It is no longer big news that AI can effectively support doctors and other healthcare professionals in performing administrative tasks, assessing medical images (ultrasound, CT and MRI scans) and making diagnoses. We also know that AI is still far from being able to completely and independently take over the tasks of doctors, radiologists and other healthcare professionals. Humans are, and will always remain, responsible. As mentioned, AI has a supporting role. And that this works well has now been demonstrated in an international study led by the Max Planck Institute for Human Development.
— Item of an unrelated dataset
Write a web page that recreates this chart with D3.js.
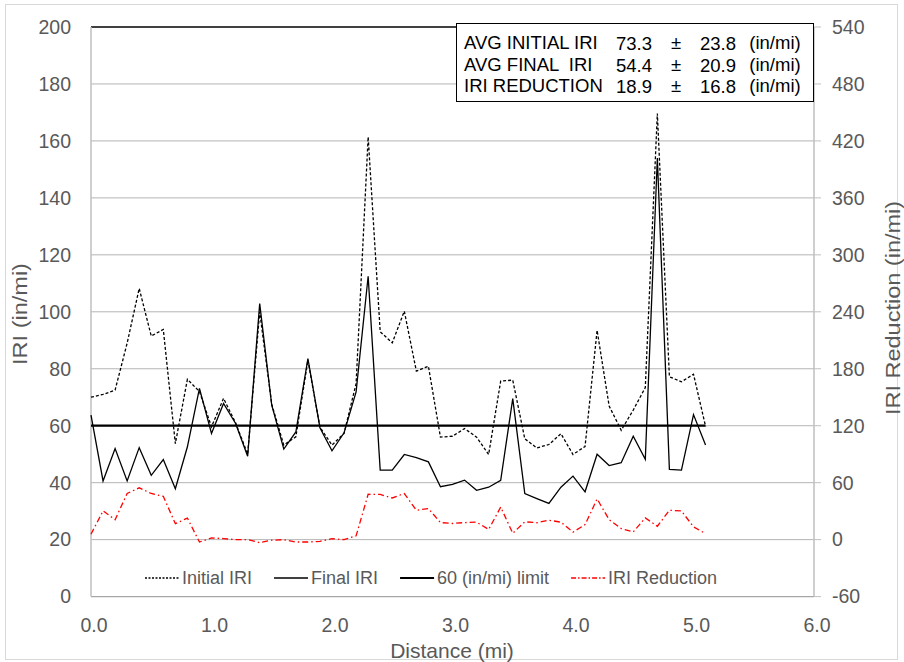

The study, conducted in collaboration with partners from the Human Diagnosis Project (San Francisco) and the Institute for Cognitive Sciences and Technologies of the Italian National Research Council (CNR-ISTC Rome), looked at how AI and medical professionals can work together most efficiently and accurately.
AI makes different mistakes than humans
AI solutions, particularly large language models (LLMs) such as ChatGPT, Gemini or Claude, can help in making a diagnosis. However, there are also risks associated with using these tools. Perhaps the best known is the “hallucinating” of AI bots, whereby information is almost literally made up. This is annoying when it happens in an essay for Dutch class at school, but potentially fatal when it comes to a medical assessment or diagnosis.
Hallucinating is something that a doctor will not do when assessing symptoms or a medical scan. However, doctors and radiologists can “miss” clues. Simply because they are invisible to the human eye or because of a wrong conclusion. In short, humans make different mistakes than AI tools, and vice versa.
Collaboration between AI and humans
The study, which has now been conducted and published in the Proceedings of the National Academy of Sciences, shows that combining human expertise with AI models leads to the most accurate open diagnoses. The researchers talk about developing hybrid diagnostic collectives. In these collectives, human experts work together with AI systems. According to the researchers, these teams are significantly more accurate than collectives consisting exclusively of humans or AI. This is particularly true for complex, open diagnostic questions with numerous possible solutions, rather than simple yes/no decisions.
‘Our results show that collaboration between humans and AI models has great potential to improve patient safety,’ says lead author Nikolas Zöller, postdoctoral researcher at the Centre for Adaptive Rationality at the Max Planck Institute for Human Development.
The study used data from more than 2,100 so-called medical vignettes from the Human Diagnosis Project. These are short descriptions of medical case studies, including the correct diagnosis. The diagnoses of doctors were then compared with those of five leading AI models.
The researchers simulated different diagnostic collectives: individuals, human collectives, AI models and mixed human-AI collectives. In total, the researchers analysed more than 40,000 diagnoses. Each of these was classified and evaluated according to international medical standards (SNOMED CT).
Humans and AI complement each other
The study shows that combining multiple AI models improved diagnostic quality. On average, the AI collectives outperformed 85 per cent of human diagnosticians. However, there were numerous cases in which humans performed better. Interestingly, humans often got the diagnosis right when AI failed.
The biggest surprise was that combining both worlds led to a significant increase in accuracy. Even adding a single AI model to a group of human diagnosticians, or vice versa, significantly improved the result. The most reliable results came from collective decisions involving multiple humans and multiple AI solutions.
The explanation for this is that humans and AI systematically make different mistakes. When AI failed, a human professional could compensate for the mistake, and vice versa. This so-called error complementarity is what makes hybrid collectives so powerful. "It's not about replacing humans with machines. Rather, we should see artificial intelligence as a complementary tool that unfolds its full potential in collective decision-making," says co-author Stefan Herzog, senior research scientist at the Max Planck Institute for Human Development.
Limitations
However, the researchers also emphasise the limitations of their work. The study only looked at text-based case descriptions and not at real patients in a real clinical setting. Whether the results can be directly applied in practice remains a question that needs to be investigated in future studies. Similarly, the study focused exclusively on diagnosis, not treatment, and an accurate diagnosis does not necessarily guarantee optimal treatment.
It also remains uncertain how AI-based support systems will be accepted in practice by medical staff and patients. The potential risks of bias and discrimination by both AI and humans, particularly with regard to ethnic, social or gender differences, also require further investigation.